Longworth told the House of Lords Committee:
If the UK Government were serious in pursuing a no-deal option, they would look at taking practical measures very soon to implement it. It is not enough simply to plan it on paper, because to be ready to have a reasonably smooth exit without a deal by March 2019 we need to be doing stuff now … It is unfortunate that the Government did not crack on and start to upgrade the HMRC IT system quickly enough. That has delayed that process and wasted time.
However, it’s not just HMRC that has to get new systems in place. We’ve heard stories about departments that are closely integrated and impacted by EU regulations, that have systems hosted in the EU and will need to get everything up and running by the time Britain departs the trading block.
For example, we recently heard how Defra is preparing for a March 2019 deadline, but said that this short time frame will mean more risks for new systems. The report out this week highlights the challenge facing the government, particularly with a no deal scenario. It states:
The wider economic impact of an abrupt departure from the EU single market and customs union, and the adoption of WTO conditions for trade, would be felt across a range of sectors, including financial services, the agri-food sector, and aviation. It would have a particularly disruptive impact on cross-border supply chains.
The short-term impact on trade in goods would also be grave: the UK’s ports would be overwhelmed by the requirement for customs and other checks. There is simply not enough time to provide the necessary capacity, IT systems, human resource and expertise to deal with such an outcome.
Finally, as we have noted time and time again, when modern-day business relies heavily on digital services and the international exchange of data, a hard Brexit and a no deal scenario would likely create a nightmare situation for many businesses in the UK.
The UK is hoping for data adequacy status upon leaving the European Union, which should mitigate the risks. Data adequacy is granted when the European Commission feels that a territory that is not part of the EU has data protection laws and practices that are aligned to the EU’s high standards.
Currently ten countries have been granted the status, including Israel and New Zealand. The USA and Canada have only been deemed to be partially adequate, and the data sharing with the USA is governed by the 2016 Privacy Shield agreement.
The British government has been warned that it faces a ‘cliff edge’ on data exchange with the EU after March 2019, when it officially withdraw from the European Union. Whilst the UK has committed to complying with the EU’s upcoming General Data Protection Regulation (GDPR), this is no guarantee that it will gain adequacy status upon exit.
The financial services sector in particular had words of warning for the House of Lords Committee. The report states:
Lloyd’s predicted that the transfer of personal data from the EU to the UK would also be more difficult for UK firms doing business in the EEA. London based firms would therefore have to establish EEA subsidiaries or cease to write EEA insurance.

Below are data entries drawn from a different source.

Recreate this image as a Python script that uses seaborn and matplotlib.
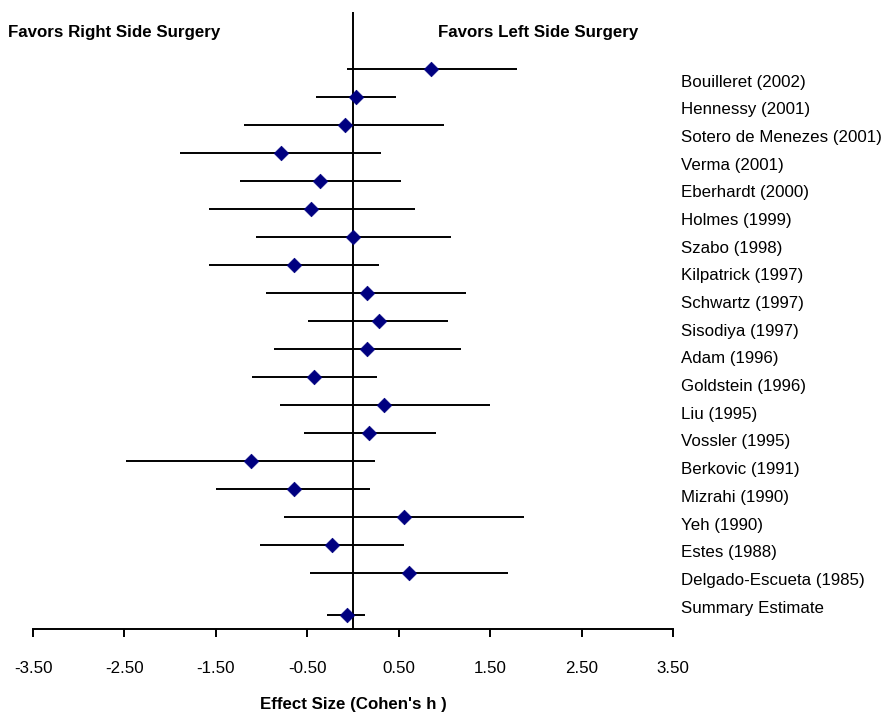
import matplotlib
matplotlib.use("Agg")
import matplotlib.pyplot as plt
import pandas as pd
import seaborn as sns
from matplotlib import font_manager

# values
studies = [
    "Bouilleret (2002)", "Hennessy (2001)", "Sotero de Menezes (2001)",
    "Verma (2001)", "Eberhardt (2000)", "Holmes (1999)", "Szabo (1998)",
    "Kilpatrick (1997)", "Schwartz (1997)", "Sisodiya (1997)", "Adam (1996)",
    "Goldstein (1996)", "Liu (1995)", "Vossler (1995)", "Berkovic (1991)",
    "Mizrahi (1990)", "Yeh (1990)", "Estes (1988)", "Delgado-Escueta (1985)",
]
effect = [0.85, 0.03, -0.09, -0.79, -0.36, -0.46, 0.00, -0.64, 0.15, 0.28,
          0.15, -0.43, 0.34, 0.18, -1.12, -0.64, 0.56, -0.23, 0.61]
ci_low = [-0.07, -0.41, -1.19, -1.89, -1.24, -1.58, -1.06, -1.58, -0.95, -0.49,
          -0.86, -1.10, -0.80, -0.54, -2.48, -1.50, -0.75, -1.02, -0.47]
ci_high = [1.79, 0.47, 1.00, 0.31, 0.52, 0.68, 1.07, 0.28, 1.24, 1.04,
           1.18, 0.26, 1.50, 0.91, 0.24, 0.19, 1.87, 0.56, 1.70]

summary_label = "Summary Estimate"
summary_effect = -0.07
summary_low = -0.28
summary_high = 0.13

x_ticks = [-3.5, -2.5, -1.5, -0.5, 0.5, 1.5, 2.5, 3.5]

# font: narrow sans if available, otherwise a slightly smaller regular one
names = {f.name for f in font_manager.fontManager.ttflist}
if "Liberation Sans Narrow" in names:
    fam = ["Liberation Sans Narrow", "DejaVu Sans"]
    fs = 14
else:
    fam = ["Liberation Sans", "DejaVu Sans"]
    fs = 12.2

sns.set_style("white")
plt.rcParams["font.family"] = fam
plt.rcParams["text.color"] = "black"
plt.rcParams["axes.labelcolor"] = "black"
plt.rcParams["xtick.color"] = "black"
plt.rcParams["ytick.color"] = "black"

df = pd.DataFrame({"study": studies, "effect": effect,
                   "lo": ci_low, "hi": ci_high})
df["row"] = range(len(df))
summary_row = len(df) + 0.5
df = pd.concat([df, pd.DataFrame({"study": [summary_label],
                                  "effect": [summary_effect],
                                  "lo": [summary_low], "hi": [summary_high],
                                  "row": [summary_row]})], ignore_index=True)

fig = plt.figure(figsize=(8.95, 7.14), dpi=100)
ax = fig.add_axes([33 / 895, (714 - 629) / 714, 640 / 895, 617 / 714])

ax.hlines(df["row"], df["lo"], df["hi"], color="black", lw=1.4, zorder=2)
ax.axvline(0, color="black", lw=1.4, zorder=1)
sns.scatterplot(data=df, x="effect", y="row", marker="D", s=55,
                color="#000080", edgecolor="#000080", linewidth=0.5,
                ax=ax, zorder=3, legend=False)

ax.set_xlim(-3.5, 3.5)
ax.set_ylim(20.0, -2.04)
ax.set_xticks(x_ticks)
ax.set_xticklabels([f"{t:.2f}" for t in x_ticks], fontsize=fs)
ax.tick_params(axis="x", direction="out", length=6, width=1.4, pad=17,
               bottom=True, color="black", labelcolor="black")
ax.set_yticks([])
ax.set_ylabel("")
ax.set_xlabel("Effect Size (Cohen's h )", fontsize=fs, fontweight="bold",
              labelpad=15, color="black")
for side in ["left", "top", "right"]:
    ax.spines[side].set_visible(False)
ax.spines["bottom"].set_linewidth(1.4)
ax.spines["bottom"].set_color("black")

# study names on the right, evenly spaced
ax2 = ax.twinx()
ax2.set_ylim(19.81, -2.48)
ax2.set_yticks(range(len(df)))
ax2.set_yticklabels(df["study"], fontsize=fs, color="black")
ax2.tick_params(axis="y", length=0, pad=6)
for side in ["left", "top", "right", "bottom"]:
    ax2.spines[side].set_visible(False)

fig.text(8 / 895, 1 - 32 / 714, "Favors Right Side Surgery", fontsize=fs,
         fontweight="bold", va="center", ha="left", color="black")
fig.text(438 / 895, 1 - 32 / 714, "Favors Left Side Surgery", fontsize=fs,
         fontweight="bold", va="center", ha="left", color="black")

fig.savefig("out.png", dpi=100)
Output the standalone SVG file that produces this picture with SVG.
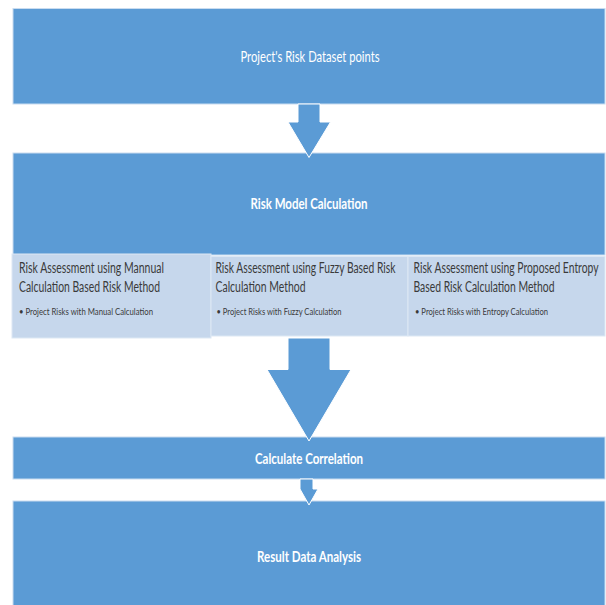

The Association of British Insurers agreed, and argued that a system where UK insurers had to abide by dual or multiple regulatory systems in order to transfer data internationally would create inefficiencies, legal uncertainty, and risks, damaging the global competitiveness of UK insurance.
The government should stop spouting that ‘no deal is better than a bad deal’. It’s likely that this is being used as a negotiating tactic with the EU – giving the impression that we are willing to walk away from anything not deemed as satisfactory. But in reality, it’s a false tactic. The evidence is so overwhelmingly clear that a no deal is far worse than any bad deal – so let’s just get on with securing the best deal possible.